Thursday, August 18, 2016

‘Confusion at every level’ of the Park Service



Years of sacred- and ceremonial-ground desecration at the Effigy Mounds National Monument in northeast Iowa disgraced the National Park Service, as did a recently sentenced former park manager who stole ancient human remains and hid them in his garage for more than two decades.

A review team of Park Service officials from outside the monument’s region examined the defilement and pronounced themselves “astonished” in an “after action” report released last week.
Its piercing conclusions go well beyond the Effigy Mounds scandals and cut right to the Park Service’s culture.

Given the critical issues the report found throughout the NPS, which celebrates its centennial next week, perhaps it is more surprising that shameful stories like Effigy Mounds aren’t more common.

In addition to the bone thefts, at least 78 projects on the grounds — costing almost $3.4 million from 1999 to 2010 — did not follow National Historic Preservation Act or National Environmental Policy Act provisions. A former superintendent, Phyllis Ewing, lost her job because of that. The projects included “an extensive system of boardwalks throughout the more than 200 American Indian sacred mounds,” according to the report. The mounds are over 1,200 years old.

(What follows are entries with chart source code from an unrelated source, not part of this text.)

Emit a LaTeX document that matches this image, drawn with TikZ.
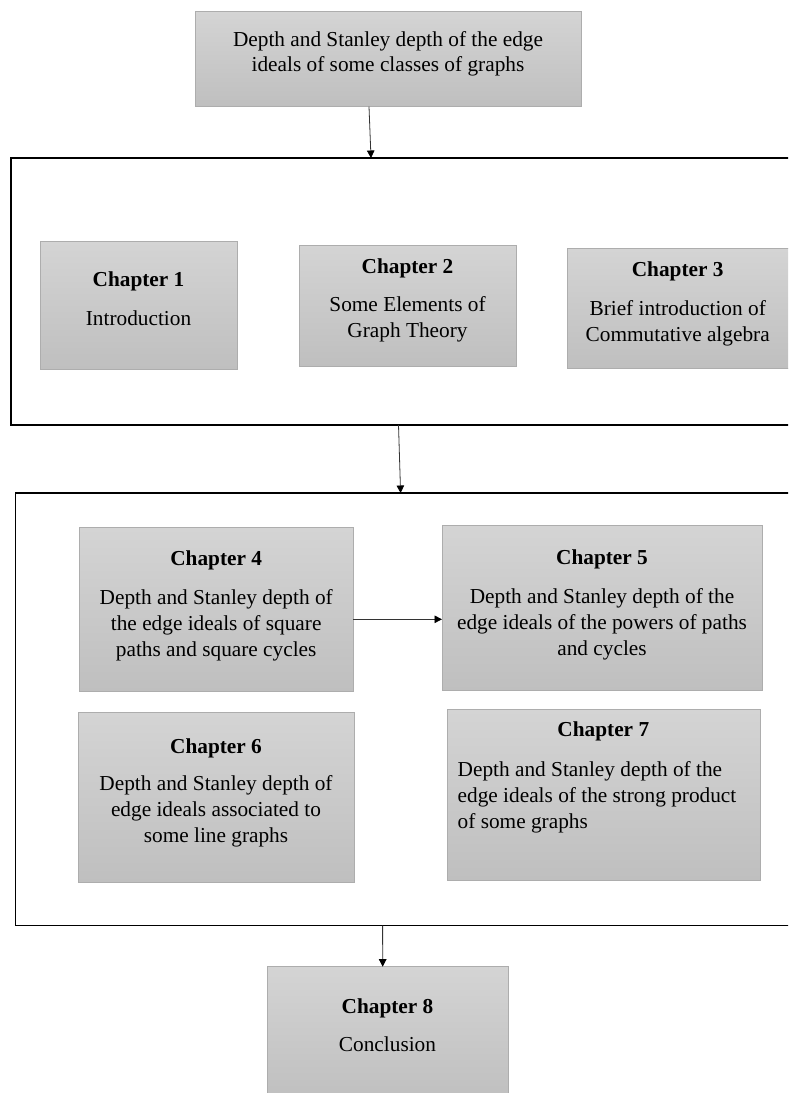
\documentclass[tikz,border=0pt]{standalone}
\usepackage{fontspec}
\setmainfont{Liberation Serif}
\usetikzlibrary{arrows.meta}
\definecolor{boxtop}{HTML}{D4D4D4}
\definecolor{boxbot}{HTML}{BFBFBF}
\definecolor{boxborder}{HTML}{ADADAD}
\newcommand{\bodysize}{\fontsize{21.3pt}{26pt}\selectfont}
\tikzset{
  box/.style={rectangle, draw=boxborder, line width=1pt, top color=boxtop, bottom color=boxbot, inner sep=0pt, outer sep=0pt, anchor=north west},
  frame/.style={rectangle, draw=black, line width=1.4pt, inner sep=0pt, outer sep=0pt, anchor=north west},
  head/.style={font=\bodysize\bfseries, inner sep=0pt, anchor=base},
  body/.style={font=\bodysize, align=center, inner sep=0pt, anchor=north},
  bodyleft/.style={font=\bodysize, align=left, inner sep=0pt, anchor=north west},
  arr/.style={draw=black!80, line width=0.8pt, -{Triangle[length=7.5pt,width=7.5pt,color=black]}},
}
\begin{document}
\begin{tikzpicture}[x=1pt,y=-1pt]
\path[use as bounding box] (0,0) rectangle (788,1093);
\clip (0,0) rectangle (788,1093);
% top box
\node[box, minimum width=386pt, minimum height=95pt] (top) at (195,11.7) {};
\node[body] (btop) at (388,28.5) {\strut Depth and Stanley depth of the edge\\[-1pt] ideals of some classes of graphs};
% container 1
\node[frame, minimum width=800pt, minimum height=266.8pt] (c1) at (11,158) {};
\node[box, minimum width=197pt, minimum height=127.3pt] (x1) at (40,241.7) {};
\node[head] (h1) at (138.5,286.7) {Chapter 1};
\node[body] (b1) at (138.5,307.5) {\strut Introduction};
\node[box, minimum width=217pt, minimum height=121pt] (x2) at (299,245) {};
\node[head] (h2) at (407.5,273.3) {Chapter 2};
\node[body] (b2) at (407.5,293.5) {\strut Some Elements of\\ Graph Theory};
\node[box, minimum width=224pt, minimum height=120pt] (x3) at (567.3,248.3) {};
\node[head] (h3) at (677.7,276.7) {Chapter 3};
\node[body] (b3) at (677.7,296.8) {\strut Brief introduction of\\ Commutative algebra};
% container 2
\node[frame, minimum width=800pt, minimum height=432.7pt] (c2) at (15.6,493) {};
\node[box, minimum width=273.6pt, minimum height=163.8pt] (x4) at (79.4,527.7) {};
\node[head] (h4) at (216.2,565) {Chapter 4};
\node[body] (b4) at (216.2,586.5) {\strut Depth and Stanley depth of\\ the edge ideals of square\\ paths and square cycles};
\node[box, minimum width=320pt, minimum height=165pt] (x5) at (442,525.7) {};
\node[head] (h5) at (602,564.3) {Chapter 5};
\node[body] (b5) at (602,585.3) {\strut Depth and Stanley depth of the\\ edge ideals of the powers of paths\\ and cycles};
\node[box, minimum width=275.7pt, minimum height=170.4pt] (x6) at (78.3,712.3) {};
\node[head] (h6) at (216,753.3) {Chapter 6};
\node[body] (b6) at (216,772.5) {\strut Depth and Stanley depth of\\ edge ideals associated to\\ some line graphs};
\node[box, minimum width=312.7pt, minimum height=170.7pt] (x7) at (447.3,709.3) {};
\node[head] (h7) at (603.3,736.7) {Chapter 7};
\node[bodyleft] (b7) at (457.5,757.8) {\strut Depth and Stanley depth of the\\ edge ideals of the strong product\\ of some graphs};
% chapter 8
\node[box, minimum width=241pt, minimum height=135pt] (x8) at (267.3,966.7) {};
\node[head] (h8) at (387.5,1013.3) {Chapter 8};
\node[body] (b8) at (387.5,1033.5) {\strut Conclusion};
% connectors
\draw[arr] ([xshift=174pt]top.south west) -- ([xshift=360pt]c1.north west);
\draw[arr] ([xshift=387.5pt]c1.south west) -- ([xshift=385pt]c2.north west);
\draw[arr] ([yshift=-9.7pt]x4.east) -- ([yshift=-9.7pt]x4.east -| x5.west);
\draw[arr] ([xshift=367pt]c2.south west) -- ([xshift=115.4pt]x8.north west);
\end{tikzpicture}
\end{document}
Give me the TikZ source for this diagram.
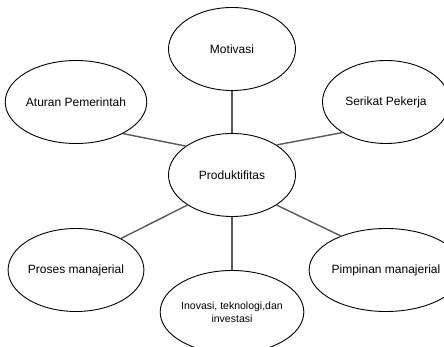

NPS Midwest Regional Director Cam Sholly said the wrongdoing not only “violated the law and damaged resources” but also compromised “our valuable tribal relationships and the public trust.”
The report describes a confused agency beset with weak management of the nation’s cultural resources that it is charged with safeguarding.

“As the National Park Service is responsible for resources stewardship, we are also responsible for the damage and destruction of the resources entrusted to us,” the report says. “Sometimes it seems as if we hold visitors, concessioners, and contractors to a higher standard than we do ourselves when it comes to resources stewardship.”